The lawsuit, filed on Oct. 4, 2019, by Harriet Hageman, senior litigation counsel for the New Civil Liberties Alliance, alleged that the agencies’ April 2019 notice to discontinue all other forms of official animal identification by Jan. 1, 2023, and begin mandating the exclusive use of radio frequency identification (RFID) eartags and premises registration going forward was a blatant example of unlawful government overreach.
Three weeks after the lawsuit was filed, the agencies, after having already removed their mandate from their official Website in response to the suit, posted a statement indicating the RFID mandate was no longer representative of the agencies’ current policy.
The agencies then rejected R-CALF USA’s settlement proposal which sought to provide assurances for the U.S. cattle industry that the agencies would not repeat their unlawful actions. That settlement proposal also sought to ensure the agencies would not proceed with their stated goal of eliminating all other forms of official animal identification. The proposal also sought to stop the agencies from using materials and information provided by committees that were unlawfully formed to support the agencies’ single-minded approach to animal disease traceability.
Instead of responding to the settlement offer the agencies moved forward with filing a motion to dismiss, claiming the lawsuit was now mooted by the withdrawal of the RFID mandate.
Hageman informed the court this week that the agencies’ mere withdrawal of the unlawful mandate, along with their insistence that it did not violate U.S. law, is insufficient to resolve the continued threat the agencies pose to the statutory and regulatory rights and privileges of independent U.S. cattle producers. Hageman also informed the court that the agencies’ use of the “tainted” committees is cause for concern and that the livestock producers should be allowed to conduct discovery to find out what happened here.
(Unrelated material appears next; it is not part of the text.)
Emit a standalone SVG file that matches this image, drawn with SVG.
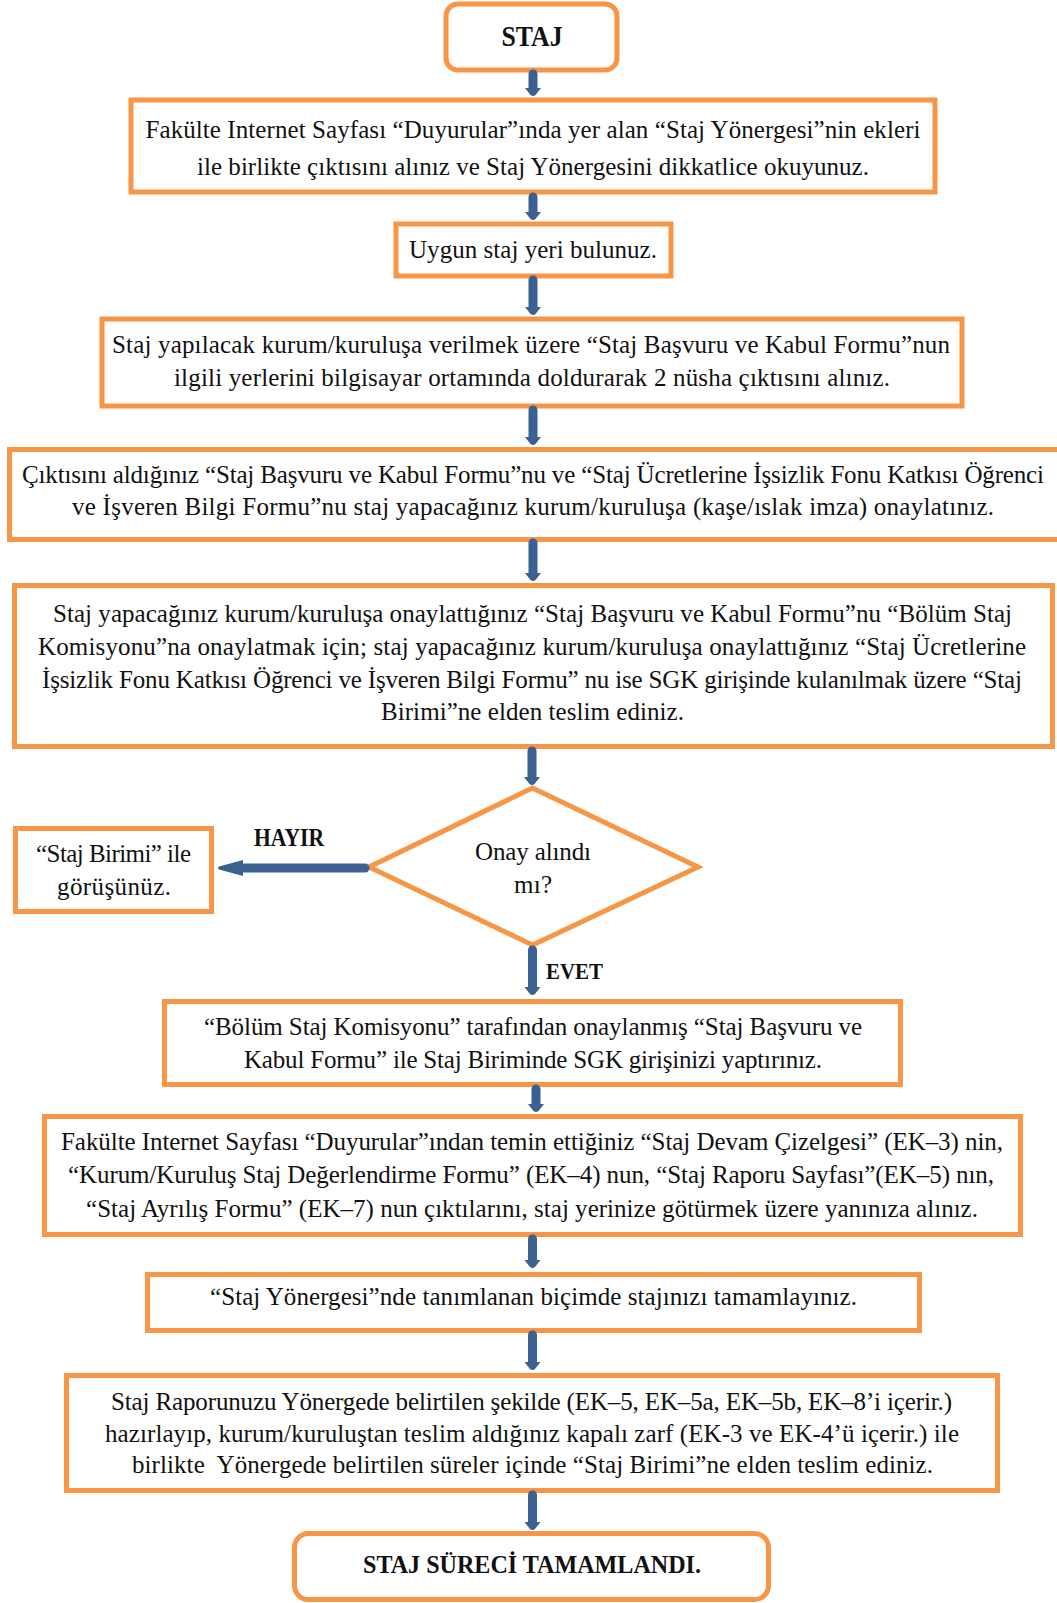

According to R-CALF USA CEO Bill Bullard, the agencies’ position is that because they have temporarily pulled back on pursuing an unlawful RFID mandate that the court should now “trust them.” They claim that such trust is warranted because they promise to seek “industry input” when they pursue this same policy in the future. But, he said the agencies’ violations run far deeper than their unlawful attempt to burden independent cattle producers with a costly RFID mandate, and the implications for the cattle industry are serious.
“It’s important for producers to know that had we not stopped this mandate then cattle producers who are now voluntarily using RFID technology in return for market premiums would see those premiums evaporate as soon as the entire industry was forced by the government to give up all other forms of animal identification.”
Hageman notes that this case is important from the standpoint of preventing federal agencies from circumventing the Administrative Procedure Act and violating the law to try to impose costly and likely unworkable requirements on the livestock industry.
“What we have so far learned in this case is that when independent cattle producers organize and step to the plate to defend and protect their rights, they can be successful,” Bullard said.